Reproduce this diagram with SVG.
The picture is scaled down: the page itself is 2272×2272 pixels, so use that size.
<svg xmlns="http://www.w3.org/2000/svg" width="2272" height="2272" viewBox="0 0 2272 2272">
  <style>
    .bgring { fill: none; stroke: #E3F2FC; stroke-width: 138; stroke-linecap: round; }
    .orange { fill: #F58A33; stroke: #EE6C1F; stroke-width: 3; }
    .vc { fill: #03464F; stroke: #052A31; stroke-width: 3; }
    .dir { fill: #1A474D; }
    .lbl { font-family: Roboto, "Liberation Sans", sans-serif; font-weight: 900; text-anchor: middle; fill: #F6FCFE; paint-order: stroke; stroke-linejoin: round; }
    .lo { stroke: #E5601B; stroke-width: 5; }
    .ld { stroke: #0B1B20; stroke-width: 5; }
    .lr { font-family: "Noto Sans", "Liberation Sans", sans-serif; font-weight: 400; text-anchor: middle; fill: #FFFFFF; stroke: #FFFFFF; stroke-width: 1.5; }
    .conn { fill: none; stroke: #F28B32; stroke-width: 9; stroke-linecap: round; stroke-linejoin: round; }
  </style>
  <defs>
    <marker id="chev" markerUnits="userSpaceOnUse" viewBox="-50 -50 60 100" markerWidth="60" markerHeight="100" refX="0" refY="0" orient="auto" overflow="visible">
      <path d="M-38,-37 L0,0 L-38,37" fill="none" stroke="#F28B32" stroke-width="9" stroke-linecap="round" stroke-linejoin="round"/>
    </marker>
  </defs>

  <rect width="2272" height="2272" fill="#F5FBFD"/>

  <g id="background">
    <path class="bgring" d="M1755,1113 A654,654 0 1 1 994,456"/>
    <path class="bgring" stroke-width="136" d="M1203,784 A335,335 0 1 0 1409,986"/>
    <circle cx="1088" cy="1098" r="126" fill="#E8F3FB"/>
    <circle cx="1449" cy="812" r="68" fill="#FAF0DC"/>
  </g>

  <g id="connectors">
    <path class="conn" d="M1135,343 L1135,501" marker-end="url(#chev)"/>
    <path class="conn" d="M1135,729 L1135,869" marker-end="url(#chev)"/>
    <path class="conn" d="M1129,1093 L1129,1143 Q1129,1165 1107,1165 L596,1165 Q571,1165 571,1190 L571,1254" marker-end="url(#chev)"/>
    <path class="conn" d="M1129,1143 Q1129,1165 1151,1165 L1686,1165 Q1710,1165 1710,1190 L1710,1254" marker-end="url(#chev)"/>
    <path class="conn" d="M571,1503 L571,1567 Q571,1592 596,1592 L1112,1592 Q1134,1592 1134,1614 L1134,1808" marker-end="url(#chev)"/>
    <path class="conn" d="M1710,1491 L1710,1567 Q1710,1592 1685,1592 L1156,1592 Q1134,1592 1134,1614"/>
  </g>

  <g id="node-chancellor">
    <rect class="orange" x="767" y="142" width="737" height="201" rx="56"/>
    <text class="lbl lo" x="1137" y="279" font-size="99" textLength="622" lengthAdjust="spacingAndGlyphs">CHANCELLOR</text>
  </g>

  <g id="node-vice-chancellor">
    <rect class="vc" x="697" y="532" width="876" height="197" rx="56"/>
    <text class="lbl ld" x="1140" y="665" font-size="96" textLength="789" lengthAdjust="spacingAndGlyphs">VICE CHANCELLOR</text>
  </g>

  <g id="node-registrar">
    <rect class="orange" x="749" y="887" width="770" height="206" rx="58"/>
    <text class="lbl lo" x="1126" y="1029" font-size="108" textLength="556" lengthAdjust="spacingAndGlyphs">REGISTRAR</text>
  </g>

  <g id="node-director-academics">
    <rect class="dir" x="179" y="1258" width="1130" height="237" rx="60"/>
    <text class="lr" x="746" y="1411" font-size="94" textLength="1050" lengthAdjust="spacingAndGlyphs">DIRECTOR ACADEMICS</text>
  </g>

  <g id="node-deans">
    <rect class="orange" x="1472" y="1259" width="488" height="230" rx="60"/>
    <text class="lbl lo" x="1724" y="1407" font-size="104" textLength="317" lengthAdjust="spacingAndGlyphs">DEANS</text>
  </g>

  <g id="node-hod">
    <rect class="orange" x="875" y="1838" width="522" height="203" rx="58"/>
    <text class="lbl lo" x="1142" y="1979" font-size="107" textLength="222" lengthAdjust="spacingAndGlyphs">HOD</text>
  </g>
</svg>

▸ **What you will do**: Say how many lines of the data hold the string "size". Reply with the number alone.

▸ **The solution**: 7